I'm thinking Finn is a Rex mix, but who knows! He is a VERY sweet little bunny....loves head pats and doesn't mind being picked up & held. I don't know too much more about his personality since he has only been with me for about a week....but not complaints so far!


Anyone interested can post in this thread or private message me.


*Delivery will be available within 4 hours max. one way from Prescott, AZ. I'm traveling to Bullhead City, AZ/Laughlin, NV on Jan. 22nd...and we will also be going into Vegas, so if you are interested then delivery is available then.*






















*More pictures can be seen here....*
http://farm8.staticflickr.com/7010/6681587253_819e8b2b01_z.jpg


----------



## undergunfire (Feb 18, 2012)

Looks like Finn has a home in Vegas and we are aiming to deliver him there next Sunday .


----------



## Nancy McClelland (Feb 18, 2012)

Looks just like and HO scale version of Serena. He'll like it here. Just a thought, he'll be our youngest one now.


----------



## SOOOSKA (Feb 18, 2012)

YEAH! Larry your taking theis Beauty.

What a lucky Bunny.

Susan


----------



## ZRabbits (Feb 19, 2012)

Congrats to All.

Larry, let us know how "Finn" settles in. Are you going to keep the name? Or change it?

Really nice looking Boy. Wishing you luck. He's going into some good hands. 

K


----------



## Nancy McClelland (Feb 19, 2012)

If they come with a name, it stays. Thanks to all.


----------



## undergunfire (Mar 26, 2012)

This can be marked "RESOLVED"....Finn went to join Nancy, Larry, and their son in Vegas yesterday :biggrin:.


----------



## Nancy McClelland (Mar 26, 2012)

And he's a little binky machine and definitely loves orchard grass.


----------



## ZRabbits (Mar 27, 2012)

So thrilled for all of you!

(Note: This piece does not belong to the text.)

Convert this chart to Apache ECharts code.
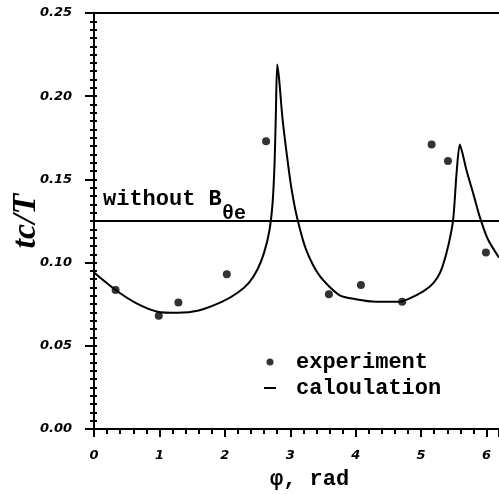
<!DOCTYPE html>
<html>
<head>
<meta charset="utf-8">
<script src="https://cdn.jsdelivr.net/npm/echarts@6/dist/echarts.min.js"></script>
<style>html,body{margin:0;padding:0;background:#fff}#c{width:499px;height:494px}</style>
</head>
<body>
<div id="c"></div>
<script>
// experimental points [phi, tc/T]
var experimentPts = [[0.33,0.0835],[0.99,0.068],[1.29,0.076],[2.03,0.093],[2.63,0.173],[3.59,0.081],[4.08,0.0865],[4.71,0.0765],[5.16,0.171],[5.41,0.161],[5.99,0.106]];
// calculated curve [phi, tc/T]
var calcCurve = [[0,0.094],[0.33,0.0835],[0.65,0.0755],[0.97,0.0705],[1.28,0.0698],[1.6,0.0712],[1.96,0.0765],[2.2,0.082],[2.37,0.088],[2.5,0.096],[2.6,0.106],[2.68,0.119],[2.73,0.136],[2.76,0.16],[2.78,0.19],[2.80,0.219],[2.83,0.21],[2.88,0.187],[2.95,0.164],[3.02,0.144],[3.11,0.126],[3.24,0.108],[3.45,0.092],[3.75,0.0805],[4.0,0.078],[4.31,0.0765],[4.67,0.0765],[4.93,0.0805],[5.13,0.0855],[5.25,0.091],[5.33,0.098],[5.42,0.111],[5.49,0.126],[5.54,0.153],[5.59,0.171],[5.63,0.166],[5.69,0.156],[5.80,0.141],[5.90,0.127],[6.02,0.114],[6.19,0.103]];
// level without B_theta_e
var withoutLevel = 0.125;
var xTicks = ['0','1','2','3','4','5','6'];
var yTicks = ['0.00','0.05','0.10','0.15','0.20','0.25'];
var legendNames = ['experiment','caloulation'];

var chart = echarts.init(document.getElementById('c'), null, {renderer:'canvas'});
var lblFont = {fontFamily:'DejaVu Sans', fontWeight:'bold', fontStyle:'italic', fontSize:13, color:'#000'};
var monoFont = 'bold 22px "Liberation Mono"';
chart.setOption({
  animation:false,
  backgroundColor:'#fff',
  grid:{left:94, top:13, right:0, bottom:65, containLabel:false, outerBoundsMode:'none'},
  legend:{
    left:259, top:346, orient:'vertical', itemGap:4, itemWidth:12, itemHeight:7,
    textStyle:{fontFamily:'Liberation Mono', fontWeight:'bold', fontSize:22, color:'#000', padding:[0,0,0,15], lineHeight:22},
    data:[{name:legendNames[0], icon:'circle'},{name:legendNames[1], icon:'path://M0,0L12,0L12,2L0,2Z'}]
  },
  xAxis:[{
    type:'value', min:0, max:6.19, interval:1,
    axisLine:{show:true, onZero:false, lineStyle:{color:'#000', width:2}},
    axisTick:{show:true, length:8, lineStyle:{color:'#000', width:2}},
    minorTick:{show:true, splitNumber:5, length:5, lineStyle:{color:'#000', width:2}},
    splitLine:{show:false},
    axisLabel:Object.assign({margin:20, showMaxLabel:false, hideOverlap:false, formatter:function(v){var i=Math.round(v); return (Math.abs(v-i)<1e-6 && xTicks[i]!==undefined)?xTicks[i]:'';}}, lblFont)
  },{
    type:'value', position:'top', min:0, max:6.19,
    axisLine:{show:true, onZero:false, lineStyle:{color:'#000', width:2}},
    axisTick:{show:false}, axisLabel:{show:false}, splitLine:{show:false}
  }],
  yAxis:[{
    type:'value', min:0, max:0.25, interval:0.05,
    name:'tc/T', nameLocation:'middle', nameGap:51, nameMoveOverlap:false,
    nameTextStyle:{fontFamily:'Liberation Serif', fontWeight:'bold', fontStyle:'italic', fontSize:34, color:'#000'},
    axisLine:{show:true, onZero:false, lineStyle:{color:'#000', width:2}},
    axisTick:{show:true, length:9, lineStyle:{color:'#000', width:2}},
    minorTick:{show:true, splitNumber:10, length:4, lineStyle:{color:'#000', width:2}},
    splitLine:{show:false},
    axisLabel:Object.assign({margin:22, formatter:function(v){var i=Math.round(v/0.05); return yTicks[i]||'';}}, lblFont)
  },{
    type:'value', position:'left', min:0, max:0.25, interval:0.05,
    axisLine:{show:false},
    axisTick:{show:true, inside:true, length:3, lineStyle:{color:'#000', width:2}},
    minorTick:{show:true, splitNumber:10, length:3, lineStyle:{color:'#000', width:2}},
    axisLabel:{show:false}, splitLine:{show:false}
  }],
  graphic:[
    {type:'text', left:103, top:188, style:{text:'without B', font:monoFont, fill:'#000'}},
    {type:'text', left:222, top:204, style:{text:'θe', font:'bold 20px "Liberation Mono"', fill:'#000'}},
    {type:'text', left:270, top:468, style:{text:'φ, rad', font:monoFont, fill:'#000'}}
  ],
  series:[
    {name:legendNames[0], type:'scatter', data:experimentPts, symbol:'circle', symbolSize:8, itemStyle:{color:'#000'}, z:5},
    {name:legendNames[1], type:'line', data:calcCurve, showSymbol:false, symbol:'none', smooth:0.25,
     lineStyle:{color:'#000', width:2}, itemStyle:{color:'#000'},
     markLine:{silent:true, symbol:'none', precision:4, label:{show:false}, lineStyle:{color:'#000', width:2, type:'solid'}, data:[{yAxis:withoutLevel}]}}
  ]
});
</script>
</body>
</html>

And so glad this sweet bun is giving you loads of binkies. 

What a Handsome Bun! 

K


----------



## Nancy McClelland (Dec 8, 2012)

He's such a sweet little guy--still can't understand why anyone wouldn't want him. My gain.


----------



## luvthempigs (Dec 8, 2012)

Congratulations on the new addition to your family! He is adorable :inlove:


----------



## Imbrium (Dec 9, 2012)

aww, I love a happy ending!


----------